If Only Wishing Made It So

It is difficult to get a man to understand something when his salary depends upon his not understanding it.

                                                            Upton Sinclair

After Weak Jobs Report, Trump Says He’s Firing Agency’s Commissioner

                                                             The New York Times

Denial, as we know all too well, is not just a river. The origin of that observation is unknown, but it’s become popular to say and, unfortunately, all too popular to practice.

In fact, we are living through a period of denial with an administration that seems to believe that if information is withheld, or not gathered at all, a different, more commodious reality will be created. Maybe that’s what Kellyanne Conway had in mind, while serving as the 45th President’s adviser, when she said that his press secretary was presenting “alternative facts.”
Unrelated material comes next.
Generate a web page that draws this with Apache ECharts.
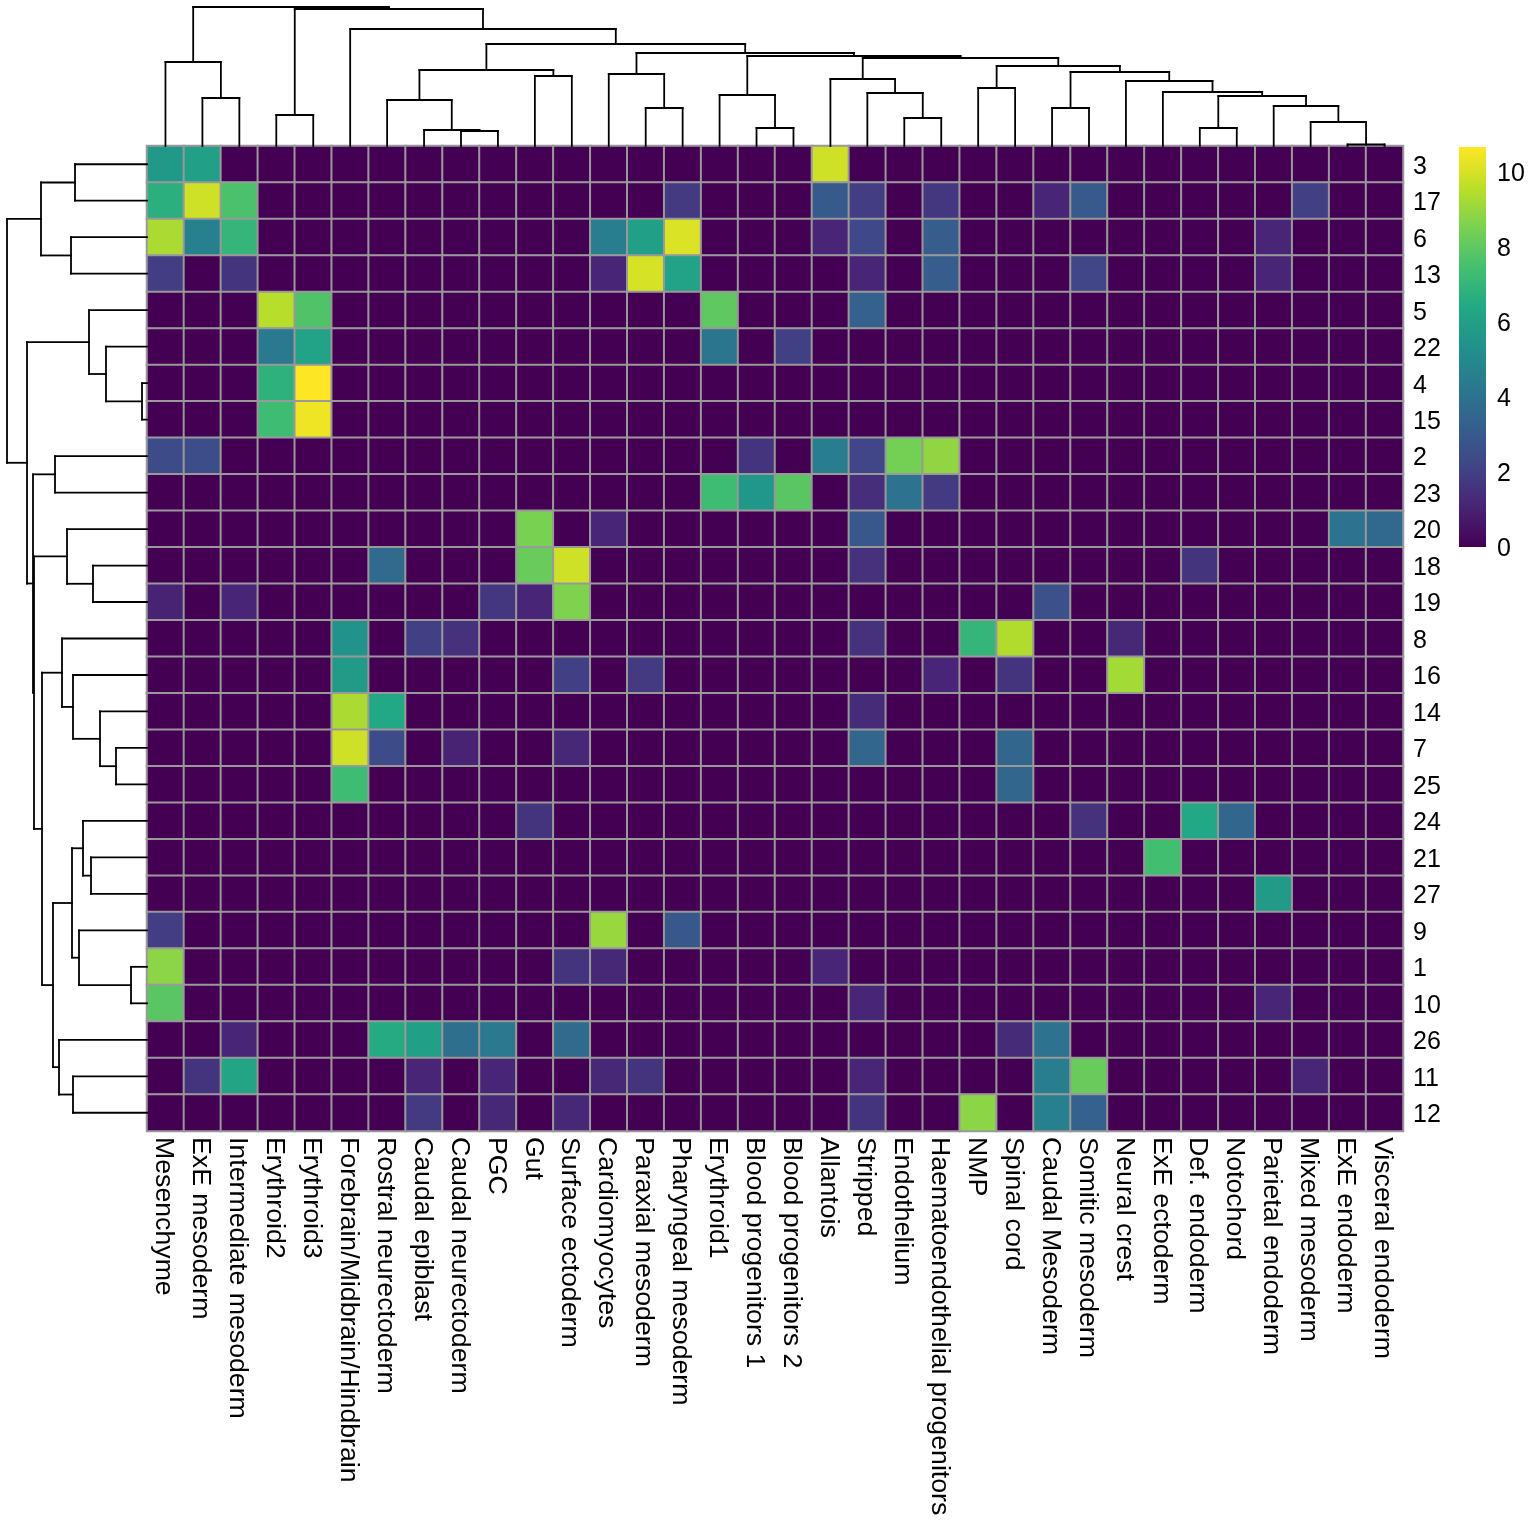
<!DOCTYPE html>
<html>
<head>
<meta charset="utf-8">
<title>Cluster heatmap</title>
<script src="https://cdn.jsdelivr.net/npm/echarts@6/dist/echarts.min.js"></script>
<style>
  html, body { margin: 0; background: #fff; }
  #chart { width: 1536px; height: 1536px; }
</style>
</head>
<body>
<div id="chart"></div>
<script>
// column and row labels, in drawing order
const colLabels = ['Mesenchyme','ExE mesoderm','Intermediate mesoderm','Erythroid2','Erythroid3',
  'Forebrain/Midbrain/Hindbrain','Rostral neurectoderm','Caudal epiblast','Caudal neurectoderm','PGC',
  'Gut','Surface ectoderm','Cardiomyocytes','Paraxial mesoderm','Pharyngeal mesoderm','Erythroid1',
  'Blood progenitors 1','Blood progenitors 2','Allantois','Stripped','Endothelium',
  'Haematoendothelial progenitors','NMP','Spinal cord','Caudal Mesoderm','Somitic mesoderm',
  'Neural crest','ExE ectoderm','Def. endoderm','Notochord','Parietal endoderm','Mixed mesoderm',
  'ExE endoderm','Visceral endoderm'];
const rowLabels = ['3','17','6','13','5','22','4','15','2','23','20','18','19','8','16','14','7','25',
  '24','21','27','9','1','10','26','11','12'];

// non zero cells of each row as [column index, value], everything else is 0
const rowCells = [
  [[0,5.7],[1,6.0],[18,9.9]],
  [[0,6.7],[1,9.9],[2,7.6],[14,1.8],[18,3.0],[19,1.9],[21,1.7],[24,1.1],[25,3.0],[31,2.0]],
  [[0,9.3],[1,4.6],[2,7.0],[12,4.5],[13,6.0],[14,10.1],[18,1.1],[19,2.3],[21,3.1],[30,1.1]],
  [[0,1.9],[2,1.6],[12,1.1],[13,10.0],[14,6.1],[19,1.1],[21,3.1],[25,2.2],[30,1.1]],
  [[3,9.5],[4,7.7],[15,8.0],[19,3.3]],
  [[3,4.3],[4,6.1],[15,4.2],[17,2.0]],
  [[3,6.8],[4,10.66]],
  [[3,7.3],[4,10.45]],
  [[0,2.4],[1,2.5],[16,1.6],[18,4.5],[19,2.2],[20,8.4],[21,8.9]],
  [[15,7.3],[16,5.6],[17,7.9],[19,1.4],[20,4.0],[21,1.8]],
  [[10,8.5],[12,1.1],[19,2.9],[32,4.0],[33,3.6]],
  [[6,3.7],[10,8.2],[11,9.9],[19,1.5],[28,1.6]],
  [[0,1.0],[2,1.1],[9,1.7],[10,1.1],[11,8.6],[24,2.6]],
  [[5,5.4],[7,2.0],[8,1.5],[19,1.5],[22,7.0],[23,9.4],[26,1.2]],
  [[5,5.8],[11,2.0],[13,1.8],[21,1.1],[23,1.6],[26,9.2]],
  [[5,9.3],[6,6.4],[19,1.3]],
  [[5,9.9],[6,2.4],[8,1.0],[11,1.2],[19,3.5],[23,3.5]],
  [[5,7.3],[23,3.5]],
  [[10,1.6],[25,1.5],[28,6.4],[29,3.5]],
  [[27,7.4]],
  [[30,5.8]],
  [[0,1.9],[12,9.0],[14,2.9]],
  [[0,8.8],[11,1.6],[12,1.2],[18,1.1]],
  [[0,7.9],[19,1.1],[30,1.1]],
  [[2,1.1],[6,6.5],[7,6.0],[8,3.9],[9,4.3],[11,3.7],[23,1.3],[24,4.0]],
  [[1,1.6],[2,6.2],[7,1.1],[9,1.1],[12,1.2],[13,1.6],[19,1.1],[24,4.5],[25,8.2],[31,1.1]],
  [[7,1.8],[9,1.2],[11,1.2],[19,1.6],[22,8.8],[24,4.6],[25,3.3]]
];

// dendrograms as nested [height, left, right], a plain number is a leaf index
const colTree = [139,
  [84, 0, [48, 1, 2]],
  [137,
    [31, 3, 4],
    [117, 5,
      [102,
        [76, [46, 6, [16, 7, [15, 8, 9]]], [70, 10, 11]],
        [93,
          [72, 12, [38, 13, 14]],
          [90,
            [51, 15, [18, 16, 17]],
            [88,
              [67, 18, [53, 19, [28, 20, 21]]],
              [80,
                [58, 22, 23],
                [74,
                  [38, 24, 25],
                  [65, 26,
                    [54, 27,
                      [50, [18, 28, 29],
                        [40, 30, [24, 31, [1.5, 32, 33]]]]]]]]]]]]]]];
const rowTree = [140,
  [106, [72, 0, 1], [76, 2, 3]],
  [120,
    [58, 4, [41, 5, [5, 6, 7]]],
    [114,
      [92, 8, 9],
      [113,
        [80, 10, [54, 11, 12]],
        [105,
          [85, 13, [74, 14, [47, 15, [31, 16, 17]]]],
          [94,
            [75, [64, 18, [56, 19, 20]], [68, 21, [16, 22, 23]]],
            [88, 24, [74, 25, 26]]]]]]]];

const viridis = ['#440154','#482475','#414487','#355f8d','#2a788e','#21918c','#22a884','#44bf70','#7ad151','#bddf26','#fde725'];
const colorMax = 10.66;
const colorTicks = [0, 2, 4, 6, 8, 10];

// heatmap box and text settings
const box = { left: 147, top: 146, width: 1256, height: 985 };
const labelFont = { fontFamily: 'Liberation Sans', fontSize: 25, color: '#000' };

const cellData = [];
rowLabels.forEach((r, i) => {
  colLabels.forEach((c, j) => {
    const hit = rowCells[i].find(d => d[0] === j);
    cellData.push([j, i, hit ? hit[1] : 0]);
  });
});

// walk a tree and collect the three segments of each merge
function treeSegments(node, out) {
  if (typeof node === 'number') return { pos: node, h: 0 };
  const a = treeSegments(node[1], out);
  const b = treeSegments(node[2], out);
  const h = node[0];
  out.push([a.pos, a.h, a.pos, h], [a.pos, h, b.pos, h], [b.pos, b.h, b.pos, h]);
  return { pos: (a.pos + b.pos) / 2, h: h };
}
const colSegs = [];
treeSegments(colTree, colSegs);
const rowSegs = [];
treeSegments(rowTree, rowSegs);

function drawSeg(params, api) {
  const p = api.coord([api.value(0), api.value(1)]);
  const q = api.coord([api.value(2), api.value(3)]);
  return {
    type: 'line',
    shape: { x1: p[0], y1: p[1], x2: q[0], y2: q[1] },
    style: { stroke: '#000', lineWidth: 1.8, lineCap: 'square' }
  };
}

const myChart = echarts.init(document.getElementById('chart'), null, { renderer: 'canvas' });
myChart.setOption({
  backgroundColor: '#fff',
  animation: false,
  grid: [
    { left: box.left, top: box.top, width: box.width, height: box.height },
    { left: box.left, top: 0, width: box.width, height: box.top },
    { left: 0, top: box.top, width: box.left, height: box.height },
    { left: 1459, top: 147, width: 27, height: 400 }
  ],
  xAxis: [
    {
      gridIndex: 0, type: 'category', data: colLabels, position: 'bottom',
      axisLine: { show: false }, axisTick: { show: false }, splitLine: { show: false },
      // verticalAlign top with a small lineHeight nudges the text off the cell centre
      axisLabel: Object.assign({}, labelFont, { interval: 0, rotate: -90, margin: 6, fontSize: 26.7, verticalAlign: 'top', lineHeight: 4 })
    },
    { gridIndex: 1, type: 'value', min: -0.5, max: colLabels.length - 0.5, show: false },
    { gridIndex: 2, type: 'value', min: 0, max: box.left, inverse: true, show: false },
    { gridIndex: 3, type: 'category', data: ['scale'], show: false }
  ],
  yAxis: [
    {
      gridIndex: 0, type: 'category', data: rowLabels, inverse: true, position: 'right',
      axisLine: { show: false }, axisTick: { show: false }, splitLine: { show: false },
      axisLabel: Object.assign({ interval: 0, margin: 10, align: 'left', verticalAlign: 'top', lineHeight: 5 }, labelFont)
    },
    { gridIndex: 1, type: 'value', min: 0, max: box.top, show: false },
    { gridIndex: 2, type: 'value', min: -0.5, max: rowLabels.length - 0.5, inverse: true, show: false },
    {
      gridIndex: 3, type: 'value', min: 0, max: colorMax, interval: 2, position: 'right',
      axisLine: { show: false }, axisTick: { show: false }, splitLine: { show: false },
      axisLabel: Object.assign({
        margin: 11, align: 'left', showMaxLabel: false, verticalAlign: 'top', lineHeight: 4,
        formatter: v => colorTicks.includes(v) ? String(v) : ''
      }, labelFont)
    }
  ],
  visualMap: {
    type: 'continuous', show: false, seriesIndex: 0, dimension: 2, min: 0, max: colorMax,
    inRange: { color: viridis }
  },
  series: [
    {
      type: 'heatmap', xAxisIndex: 0, yAxisIndex: 0, data: cellData, progressive: 0,
      itemStyle: { borderColor: '#999999', borderWidth: 2 },
      emphasis: { disabled: true }
    },
    {
      type: 'custom', xAxisIndex: 1, yAxisIndex: 1, data: colSegs, renderItem: drawSeg,
      clip: false, silent: true, encode: { x: [0, 2], y: [1, 3] }
    },
    {
      type: 'custom', xAxisIndex: 2, yAxisIndex: 2,
      data: rowSegs.map(s => [s[1], s[0], s[3], s[2]]), renderItem: drawSeg,
      clip: false, silent: true, encode: { x: [0, 2], y: [1, 3] }
    },
    {
      // colour bar, square corners unlike the visualMap handle
      type: 'bar', xAxisIndex: 3, yAxisIndex: 3, data: [colorMax], barWidth: '100%', silent: true,
      itemStyle: {
        color: new echarts.graphic.LinearGradient(0, 1, 0, 0,
          viridis.map((c, i) => ({ offset: i / (viridis.length - 1), color: c })))
      }
    }
  ]
});
</script>
</body>
</html>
Many of us, however, like to believe that objective reality exists. We could get philosophical, along with Pirandello (“Right You Are, If You Think You Are”), or with quantum physics which posits that more than one objective reality exists. But let’s not go there. Let’s live in a world of, scientific facts based on observable, provable evidence.

That’s not what’s going on at the moment here in our country. Measles, for example, cannot be cured by taking cod liver oil, despite what Robert F. Kennedy Jr. may say. Mexico was never going to pay for the “beautiful” border wall that Donald Trump paid for with diverted defense funds for educating children of military members.

It gets worse. The leadership of the Environmental Protection Agency has announced its intention to revoke the 2009 declaration, known as “the endangerment finding,” that greenhouse gases pose a threat to public health. That announcement came weeks after EPA’s announcement that it was going to dismantle its scientific research arm. What we don’t know, presumably, can’t hurt us. Maybe if we ignore the issue, the Earth will cool off.

All the while, the administration is discouraging the growth of renewable energy sources, while simultaneously encouraging production and use of fossil fuels, including coal, oil of course, and gas. Global warming? Climate change? As Alfred E. Neuman says, “What, me worry?”

And, most recently Donald Trump—predictably—on August 1 said he was firing the head of the Bureau of Labor Statistics, asserting “without evidence that she had manipulated monthly jobs figures,” The New York Times reported. Trump was angry because the BLS revised down by 258,000 jobs earlier reports about new jobs creation in the economy.  “’In my opinion,’” The Washington Post reported Trump saying, “’today’s Jobs Numbers were RIGGED in order to make the Republicans, and ME, look bad.’” (Emphasis and capitalization as written). The government, it turns out, is there to serve Trump, not the country.

The Bureau of Labor Statistics has a reputation for being scrupulously non-political, isolated and insulated from political pressure, and exceptionally careful about the data it reports. Revisions are made to previous monthly reports, as happened in the August 1 report, as more information comes in.

Killing the messenger bearing bad news isn’t new, but bumping off the courier doesn’t change the facts. The issue here is one of living with an uncomfortable reality. The world, and life, we know all too well, are often not what we want them to be. But the beginning of wisdom, and success, is embracing that reality and working with it. A weather forecaster can ignore gathering clouds to predict sunshine, but that won’t prevent a thunderstorm.

One of the likely results of Trump’s firing the BLS commissioner is that business leaders will become skeptical of data reports that they rely on to make financial decisions. Similarly, political pressure on the Federal Reserve Bank to lower interest rates, which is to say attempting to politicize the Fed, may also lower confidence in an economically essential institution.

What we are getting, is the equivalent of good weather forecasts from an administration that insists on painting a gloomy picture of a past that wasn’t so bad and then declaring that we’re recovering and on the road to a golden age because we’re being led by a Great Leader. This is the stuff of autocratic regimes which thrive on illusion and fantasy.

In David Remnick’s analytical piece in the current New Yorker, he quotes the observation of an Israeli writer, Ergat Keret, about the 45th and 47th President: “’The genius of Trump is that he has internalized social media and how it works. He knows that saying something is no different than doing something, that it’s just one damn thing after another and nothing matters. Trump realized you don’t have to do things. You just need to say things and then it’s all wrapped in one big burrito of dream and fantasy.’”

So just saying it makes it so. Mexico will pay for the wall. Tariffs will make America rich, and Americans won’t have to pay them. Covid will just disappear. Etcetera.

This behavior explains in large part Trump’s preternatural hostility to the media (“enemy of the people,”) (“scum of the earth”) because their reporting often conflicts with the word picture that Trump presents of what he wants us to believe.

The problem for us is that when Trump is gone, the wreckage that he has left behind will remain.